[Begin Data shown]

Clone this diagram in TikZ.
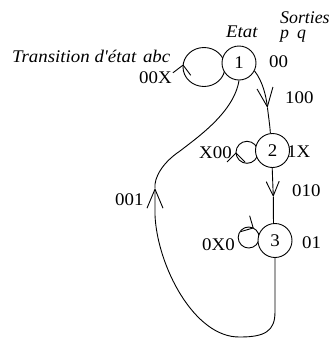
\documentclass[tikz,border=0pt]{standalone}
\usepackage{fontspec}
\setmainfont{Liberation Serif}[Ligatures=TeXOff, FakeStretch=1.06]
\newfontfamily\plainserif{Liberation Serif}[Ligatures=TeXOff]
\usetikzlibrary{arrows.meta,decorations.markings}
\pgfdeclarelayer{bg}
\pgfsetlayers{bg,main}
\tikzset{
  txt/.style={font=\fontsize{17.8bp}{20bp}\selectfont},
  state/.style={circle, draw, line width=0.9bp, fill=white, minimum size=34bp, inner sep=0pt, txt},
  lbl/.style={anchor=base west, inner sep=0pt, txt},
  ilbl/.style={anchor=base west, inner sep=0pt, font=\fontsize{17.8bp}{20bp}\selectfont\itshape},
  wire/.style={line width=0.9bp},
  bigchev/.style={-{Straight Barb[length=19bp,width=16bp]}},
  medchev/.style={-{Straight Barb[length=14.5bp,width=13bp]}},
  loopchev/.style={postaction={decorate, decoration={markings,
      mark=at position #1 with {\arrow{Straight Barb[length=9bp,width=18bp]}}}}},
}
\begin{document}
\begin{tikzpicture}[x=1bp, y=-1bp]
\useasboundingbox (0,0) rectangle (331,338);
% states
\node[state] (n1) at (239,63) {1};
\node[state] (n2) at (272.5,150.5) {2};
\node[state] (n3) at (275,240.5) {3};
% labels
\node[ilbl] (tr) at (12,62) {Transition d'état\hspace{0.38em}abc};
\node[lbl] (l00x) at (139,83) {00X};
\node[ilbl] (etat) at (226,37) {Etat};
\node[ilbl, align=left, font=\plainserif\fontsize{17.8bp}{15bp}\selectfont\itshape] (sort) at (280,38.3) {Sorties\\p\hspace{0.45em}q};
\node[lbl] (o1) at (269,67) {00};
\node[lbl] (t12) at (285,103) {100};
\node[lbl] (lx00) at (199,158) {X00};
\node[lbl] (o2) at (287,157) {1X};
\node[lbl] (t23) at (292,196) {010};
\node[lbl] (t31) at (115,205) {001};
\node[lbl] (l0x0) at (202,250) {0X0};
\node[lbl] (o3) at (302,248) {01};
\begin{pgfonlayer}{bg}
  \fill[white] (0,0) rectangle (331,338);
  % self loops
  \draw[wire, loopchev=0.52] (204,67) ellipse[x radius=21, y radius=19.5];
  \draw[wire, loopchev=0.5] (247,152.3) circle[radius=11];
  \draw[wire, loopchev=0.83] (248.7,237.5) circle[radius=10.5];
  % 1 -> 2
  \coordinate (k12) at (267.5,108);
  \draw[wire, bigchev] (n1.-27) .. controls (263,82) and (266,96) .. (k12);
  \draw[wire] (k12) .. controls (269,120) and (270,127) .. (n2.97);
  % 2 -> 3
  \coordinate (k23) at (273.3,197);
  \draw[wire, medchev] (n2.-91) -- (k23);
  \draw[wire] (k23) -- (n3.95);
  % 3 -> 1
  \coordinate (k31) at (155,188);
  \coordinate (kb) at (275,312);
  \draw[wire, bigchev] (n3.south) -- (kb) .. controls (275,331) and (265,337) .. (240,337)
     .. controls (194,338) and (157,265) .. (155,215) .. controls (155,205) and (155,196) .. (k31);
  \draw[wire] (k31) .. controls (154,178) and (162,163) .. (180,151)
     .. controls (198,137) and (234,112) .. (n1.south);
\end{pgfonlayer}
\end{tikzpicture}
\end{document}
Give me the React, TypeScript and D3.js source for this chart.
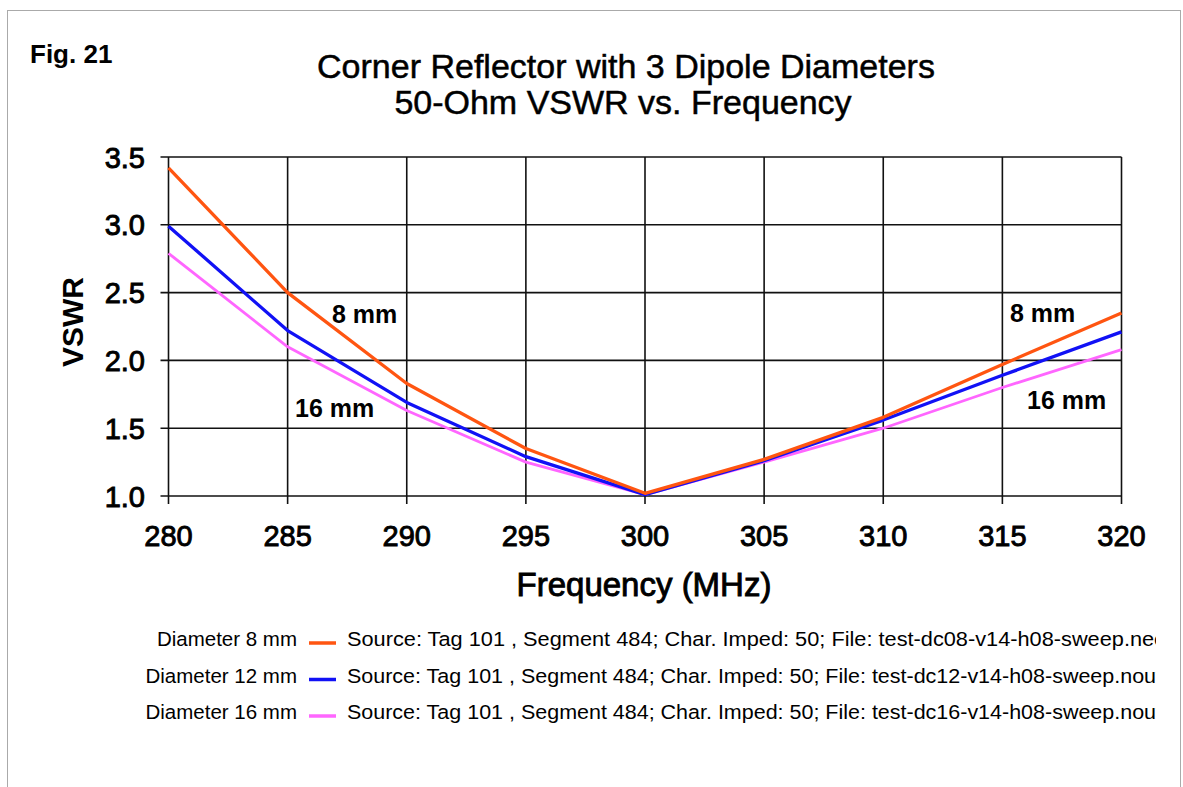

[End Data shown]

Set problem
Look through the entries above for the word "this". Copy every line where it shows up.

Task answer
Clone this diagram in TikZ.
Give me the React, TypeScript and D3.js source for this chart.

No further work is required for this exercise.